Larger shamadans look very impressive, but slightly smaller ones are more portable, and much easier to work with. Never leave one in your car or trunk- even the slightest heat in a short amount of time will melt the candles! When traveling with a shamadan by car, lay it on it's side or strap it in with a seat belt. The crystals or beads and coins decorating some shamadans can be repaired if the chains break with a jewelry pliers or even a tweezers. After every use, clean out the candle's drip-cups, (use a butterknife and pry the dried wax out) or the wax will build up and be more prone to spill onto your hair. Some of the candleholders may be loose- wrap your candles with tinfoil for a snug fit. Longer candles are also heavier, short emergency candles look good and are lighter on your head, they're also cheaper than dinner candles-remember, you're going to have to use at least nine, maybe twelve candles. Even if a candle is "drip less", there's no such thing when it's on your head!

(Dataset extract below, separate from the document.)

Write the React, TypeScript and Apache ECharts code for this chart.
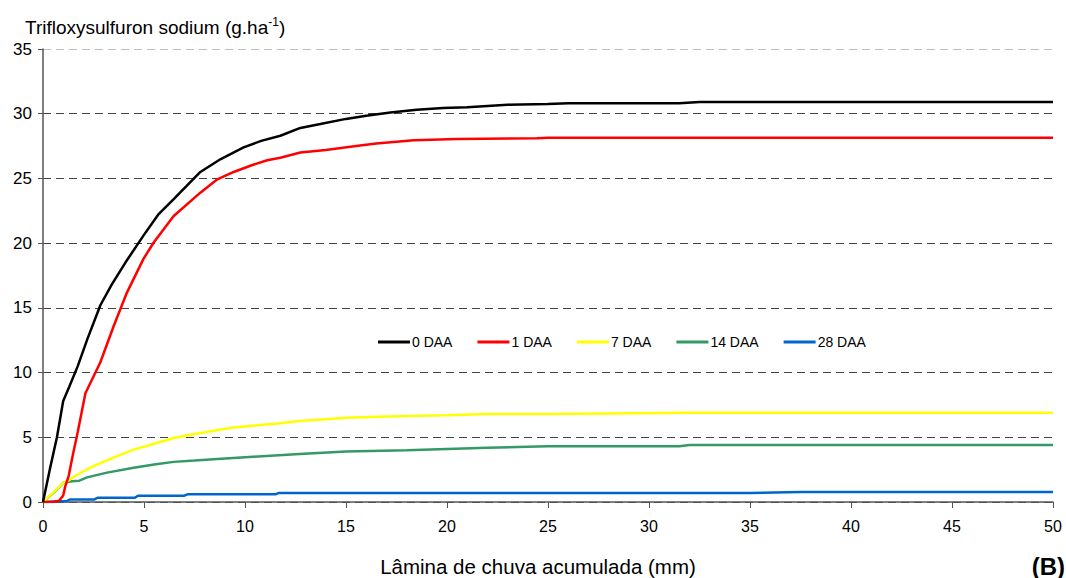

When belly dancing at a wedding or on a stage, avoid air-conditioning vents as it will blow the hot wax onto you! Also be careful of ceiling and doorway clearance, and of course, be very careful of draperies! Also- makes sure to thoroughly check with your venue concerning fire/insurance laws. Many places do not allow open flames. In this case, you can purchase battery-operated candles (from a craft shop or florist supply store) but note that these candles will be much heavier and more difficult to balance.
As far as costuming goes, if you aren't used to wearing a shamadan, don't pick a costume where the wax drips will show or ruin it. Many beledy dresses made in Egypt are made of netting, which is easy to pick the dried melted way from. - Of course, these are best if you donít want to stain your costume. When using real candles, don't light up until just before you're about to dance because of the wax-drip factor. If you're not doing a zeffah (Egyptian bridal procession), pick a slower song or a taxim, because belly dancing quickly with a shamadan negates its stately beauty.